Benefits of Real Estate ETFs

  1. Indirect Real Estate Investment: Investing in Real Estate ETFs allows you to gain exposure to the real estate sector without directly purchasing and managing properties. You can benefit from rental income and property appreciation without dealing with property maintenance.
  2. Diversification: Instead of investing in a single property, Real Estate ETFs spread your risk across multiple properties and real estate companies. This helps reduce the impact of market fluctuations in any one asset.
  3. Liquidity: Real Estate ETFs trade on stock exchanges, allowing you to buy and sell them easily during market hours, unlike physical real estate, which requires significant time and effort to sell.
  4. Lower Costs: Compared to direct property ownership, investing in ETFs eliminates costs like maintenance, property taxes, and legal fees.

What are REITs?

Real Estate Investment Trusts (REITs) are companies that own, operate, or finance income-generating real estate assets, such as office buildings, shopping malls, and residential complexes. In India, REITs are structured similarly to mutual funds and are listed on stock exchanges.

Benefits of REITs

  1. Regular Income: REITs are required to distribute a significant portion of their income as dividends to shareholders, making them a good option for investors seeking steady income.
  2. Liquidity: Since many REITs are publicly listed, investors can buy and sell units easily, unlike direct real estate investments that require significant capital and time.
  3. Professional Management: REITs are managed by experienced real estate professionals who handle leasing, maintenance, and property operations, reducing the burden on individual investors.
  4. Transparency: SEBI regulations ensure REITs maintain financial transparency, providing investors with clear insights into their investments.

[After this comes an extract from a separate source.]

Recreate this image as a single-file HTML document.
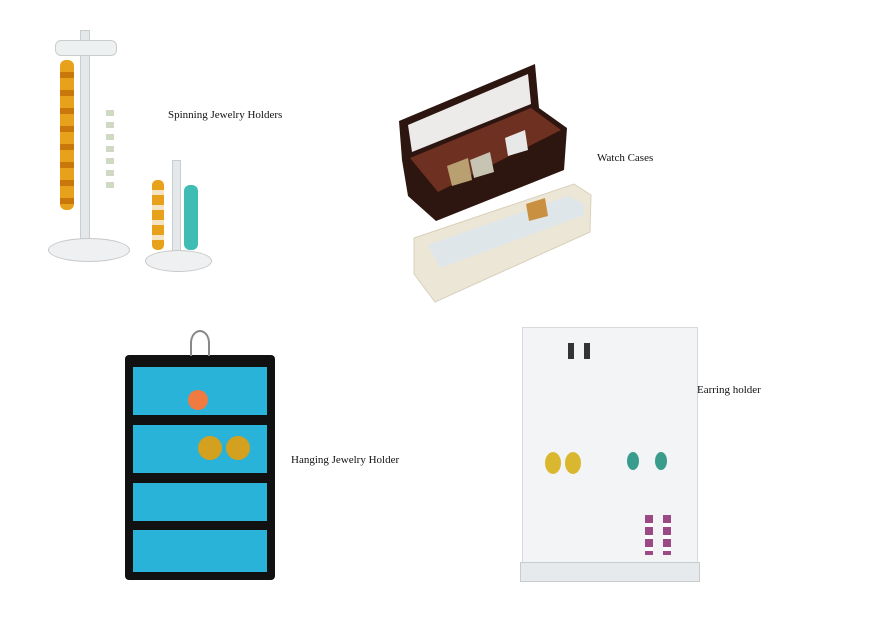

Real Estate ETFs vs REITs: Key Differences

Feature Real Estate ETFs REITs
Investment Type Invests in real estate-related stocks and REITs Directly owns or finances income-generating properties
Income Potential Provides potential capital appreciation Offers regular dividend income from rental earnings
Liquidity Highly liquid, traded on stock exchanges Listed REITs are liquid, but unlisted REITs may not be
Diversification Offers broader exposure to real estate companies Focuses on specific real estate assets
Risk Subject to market fluctuations Affected by property market conditions and occupancy rates

Factors to Consider Before Investing

Before choosing between Real Estate ETFs and REITs, consider the following:

  1. Investment Objectives: Are you looking for capital appreciation, regular income, or both? REITs provide income, while ETFs focus on overall sector growth.
  2. Risk Tolerance: Both investments carry risks, such as property market cycles and interest rate fluctuations. Assess your risk appetite before investing.
  3. Diversification Needs: Real Estate ETFs offer diversified exposure to multiple companies, while REITs provide direct exposure to real estate assets.
  4. Tax Implications: Understand the tax treatment of dividends and capital gains from both options in India before making an investment decision.

Conclusion

Real Estate ETFs and REITs provide excellent opportunities for Indian investors to diversify their portfolios with real estate assets. If you seek flexibility and broad exposure, Real Estate ETFs may be suitable. If you prefer regular income from rental properties, REITs could be a better choice.

Both options offer distinct advantages, and the right choice depends on your investment goals and risk tolerance. Consider researching your options carefully before investing.